Net Loss decreased to CHF14.8 million for the first half of 2011, compared to CHF17.3 million for the first half of 2010, mainly due to the significant decrease in our operating expenses.
Cash and cash equivalents amounted to CHF50.2 million at 30 June 2011, compared to CHF63.8 million at the end of 2010. Cash used for the first half of 2011 of CHF13.6 million is mainly due to the cash used in operations.
Outlook: Based on current expectations, full year cash spend guidance is CHF28-32 million.
Reorganization: While steps have been taken to ensure that the reorganization retained key talent and core competencies it is expected to yield significant savings. The consultation period required under Swiss law has been completed and the affected staff members have been notified. Staff will be reduced from 111.8 full time equivalents (FTEs) at June 30 to 82 FTEs by September 30. Pipeline prioritization and strategy review efforts are underway and will be finalized after the new CEO has been appointed.
Pipeline Status Review
The lead partnered product candidate, ADX71149, an mGluR2-targeted positive allosteric modulator (PAM), or activator, in clinical development for the treatment of schizophrenia, started Phase IIa clinical testing in patients with schizophrenia earlier this year. ADX71149 was discovered in collaboration with JPI as part of a drug discovery and development partnership initiated in 2005. JPI is responsible for development and commercialization of ADX71149. Addex is eligible for a further €109 in development and regulatory milestones and low double-digit royalties.
The lead wholly-owned clinical product candidate, dipraglurant is an mGluR5-targeted negative allosteric modulator (NAM), or inhibitor. An immediate release formulation, dipraglurant-IR, which mimics the pharmacokinetic profile of levodopa, is currently undergoing Phase IIa clinical testing in Parkinson’s disease levodopa-induced dyskinesia (PD-LID) patients. The Michael J Fox Foundation for Parkinson’s Research awarded Addex a $900,000 grant to support this PD-LID study.
Inhibition of mGluR5 has been validated in several indications. Addex has chosen to focus on PD-LID because PD-LID represents a significant and growing unmet medical need. In addition, the lead compound, dipraglurant, demonstrated exceptional efficacy in preclinical testing. Dipraglurant-IR effectively inhibited, in a dose dependent manner, chorea and dystonia, the two key movement disorders associated with levodopa-induced dyskinesia.

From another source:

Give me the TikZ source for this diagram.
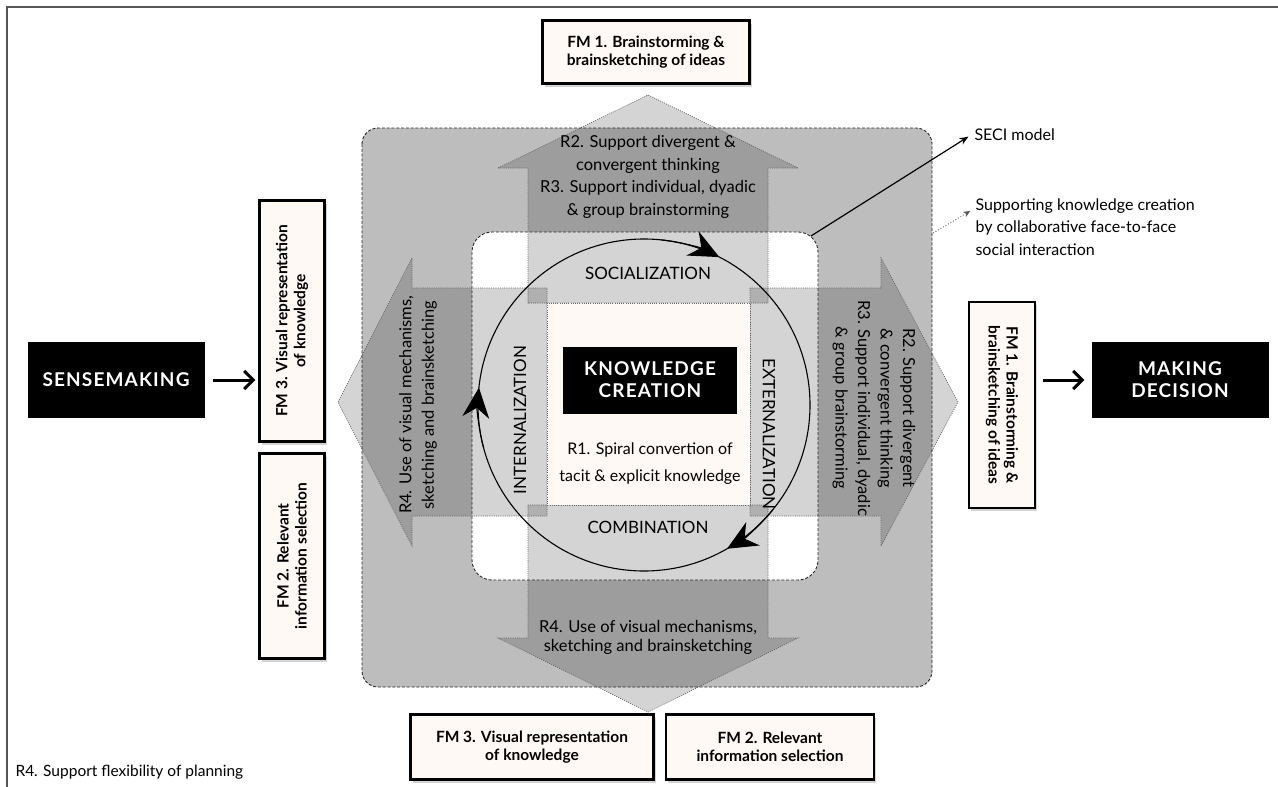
\documentclass[tikz,border=0pt]{standalone}
\usepackage{fontspec}
\setmainfont{Lato}
\usetikzlibrary{arrows.meta,shadows}
\definecolor{outergray}{RGB}{189,189,189}
\definecolor{paper}{RGB}{255,249,246}
\definecolor{framegray}{RGB}{85,85,85}
\tikzset{>=stealth}
\tikzset{
  blockarrow/.style={fill=black, fill opacity=0.17, draw=gray!80!black, dash pattern=on 1pt off 1.2pt, line width=0.7pt},
  dashbox/.style={draw=black!85, dash pattern=on 3pt off 1.8pt, line width=0.9pt},
  fmbox/.style={draw=black, line width=2.4pt, fill=paper, align=center, inner sep=0pt,
    font=\bfseries\fontsize{15.5}{18}\selectfont,
    drop shadow={opacity=0.35, shadow xshift=2pt, shadow yshift=-3pt}},
  blackbox/.style={fill=black, text=white, align=center, font=\bfseries\fontsize{19}{22}\selectfont\addfontfeature{LetterSpace=6}},
  arrowtext/.style={align=center, font=\fontsize{16.5}{22.5}\selectfont},
  phase/.style={font=\fontsize{17}{20}\selectfont},
  spin/.style={line width=1.1pt, -{Stealth[length=30pt,width=27pt]}},
  flow/.style={-{Straight Barb[length=9pt,width=18pt]}, line width=3pt}
}

\begin{document}
\begin{tikzpicture}[x=1pt, y=-1pt]
    \useasboundingbox (0,0) rectangle (1278,787);
    \draw [framegray, line width=2.5pt] (7,787) -- (7,7) -- (1278,7);

    \path [fill=outergray, rounded corners=16pt] (362,128) rectangle (932,687);
    \path [fill=white, rounded corners=20pt] (472,232) rectangle (818,580);

    \draw [blockarrow] (528,303) -- (528,168) -- (498,168) -- (648,95) -- (798,168) -- (768,168) -- (768,303) -- cycle;
    \draw [blockarrow] (528,505) -- (528,638) -- (498,638) -- (648,712) -- (798,638) -- (768,638) -- (768,505) -- cycle;
    \draw [blockarrow] (547,288) -- (412,288) -- (412,258) -- (338,402) -- (412,546) -- (412,516) -- (547,516) -- cycle;
    \draw [blockarrow] (750,288) -- (881,288) -- (881,258) -- (958,402) -- (881,546) -- (881,516) -- (750,516) -- cycle;

    \draw [dashbox, rounded corners=16pt] (362,128) rectangle (932,687);
    \draw [dashbox, rounded corners=20pt] (472,232) rectangle (818,580);
    \draw [fill=paper, draw=gray!80!black, dash pattern=on 1pt off 1.2pt, line width=0.7pt] (547,303) rectangle (750,505);

    \coordinate (c) at (644,405);
    \draw [line width=1.1pt] (c) circle [radius=166];
    \draw [spin] (c) ++(-84:166) arc [start angle=-84, end angle=-63, radius=166];
    \draw [spin] (c) ++(39:166) arc [start angle=39, end angle=60, radius=166];
    \draw [spin] (c) ++(-195:166) arc [start angle=-195, end angle=-174, radius=166];

    \node [phase] (soc) at (648,273) {SOCIALIZATION};
    \node [phase] (comb) at (648,527) {COMBINATION};
    \node [phase, rotate=90] (intern) at (520,420) {INTERNALIZATION};
    \node [phase, rotate=-90] (extern) at (769,434) {EXTERNALIZATION};

    \node [blackbox, minimum width=174pt, minimum height=67pt] (kc) at (650,380) {KNOWLEDGE\\CREATION};
    \node [align=center, font=\fontsize{16}{27}\selectfont] (spiral) at (650,464) {R1. Spiral convertion of\\tacit \& explicit knowledge};

    \node [arrowtext] (r23top) at (648,177) {R2. Support divergent \&\\convergent thinking\\R3. Support individual, dyadic\\\& group brainstorming};
    \node [arrowtext, font=\fontsize{16.5}{19}\selectfont] (r4bot) at (648,637) {R4. Use of visual mechanisms,\\sketching and brainsketching};
    \node [arrowtext] (r4left) at (418,405) [rotate=90] {R4. Use of visual mechanisms,\\sketching and brainsketching};
    \node [arrowtext] (r23right) at (874,408) [rotate=-90] {R2. Support divergent\\\& convergent thinking\\R3. Support individual, dyadic\\\& group brainstorming};

    \node [fmbox, minimum width=207pt, minimum height=63pt] (fm1top) at (646,52) {FM 1. Brainstorming \&\\brainsketching of ideas};
    \node [fmbox, minimum width=243pt, minimum height=65pt] (fm3bot) at (532,747) {FM 3. Visual representation\\of knowledge};
    \node [fmbox, minimum width=208pt, minimum height=65pt] (fm2bot) at (770,747) {FM 2. Relevant\\information selection};
    \node [fmbox, rotate=90, minimum width=241pt, minimum height=65pt] (fm3left) at (292,321) {FM 3. Visual representation\\of knowledge};
    \node [fmbox, rotate=90, minimum width=205pt, minimum height=65pt] (fm2left) at (292,556) {FM 2. Relevant\\information selection};
    \node [fmbox, rotate=-90, minimum width=206pt, minimum height=66pt] (fm1right) at (1002,405) {FM 1. Brainstorming \&\\brainsketching of ideas};

    \node [blackbox, minimum width=177pt, minimum height=76pt] (sense) at (116,380) {SENSEMAKING};
    \node [blackbox, minimum width=177pt, minimum height=76pt] (decide) at (1180,380) {MAKING\\DECISION};
    \draw [flow, shorten <=8pt, shorten >=3pt] (sense) -- (sense -| fm3left.north);
    \draw [flow, shorten <=7pt, shorten >=7pt] (decide -| fm1right.north) -- (decide);

    \coordinate (innerNE) at (811,236);
    \node [anchor=west, font=\fontsize{16}{20}\selectfont] (seci) at (971,135) {SECI model};
    \draw [line width=1.2pt, -{Stealth[length=9pt,width=7pt]}, shorten >=3pt] (innerNE) -- (seci.west);

    \coordinate (outerE) at (933,233);
    \node [anchor=north west, align=left, font=\fontsize{16}{22.5}\selectfont] (support) at (972,195) {Supporting knowledge creation\\by collaborative face-to-face\\social interaction};
    \draw [gray!70!black, dotted, line width=0.9pt, -{Stealth[length=7pt,width=6pt]}, shorten >=2pt] (outerE) -- ([yshift=-15pt]support.north west);

    \node [anchor=west, font=\fontsize{15.5}{18}\selectfont] (flex) at (12,772) {R4. Support flexibility of planning};
\end{tikzpicture}
\end{document}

Dipraglurant-IR is the only drug candidate under development that has been reported to have efficacy effects on both chorea and dystonia in representative preclinical models. In addition, the highest tested dose of dipraglurant-IR completely abolished both chorea and dystonia in many of the non-human primates in preclinical testing, which has not been reported with other compounds.
An extended-release formulation, dipraglurant-ER, is also being developed by Addex. Dipraglurant-ER is expected to be optimal for several other indications where mGluR5 inhibition has been clinically validated, e.g. dystonia, anxiety, depression, pain, GERD as well as addictive or compulsive behaviors. While the majority of these conditions can frequently be co-morbid with Parkinson’s disease, dipraglurant-ER may also be tested as a treatment for these indications in non-PD patients.
Addex has a partnership with Merck & Co., Inc. for the development of mGluR4 PAM drug candidates for treatment of Parkinson’s disease. The mGluR4-targeted PAM partnership signed in late 2007 has achieved two preclinical milestones and the collaborative discovery phase of the agreement has been successfully completed. Merck is responsible for future development of mGluR4 PAM. Addex is eligible for up to a total of USD167 million in milestones plus royalties.
Under a separate agreement, Addex will regain from Merck & Co., Inc. its intellectual property surrounding ADX63365 and other mGluR5-targeted PAM candidates and backup candidates, a novel approach for treating schizophrenia. The decision ends a 2008 license agreement under which Merck had received exclusive rights to mGluR5-targeted PAM.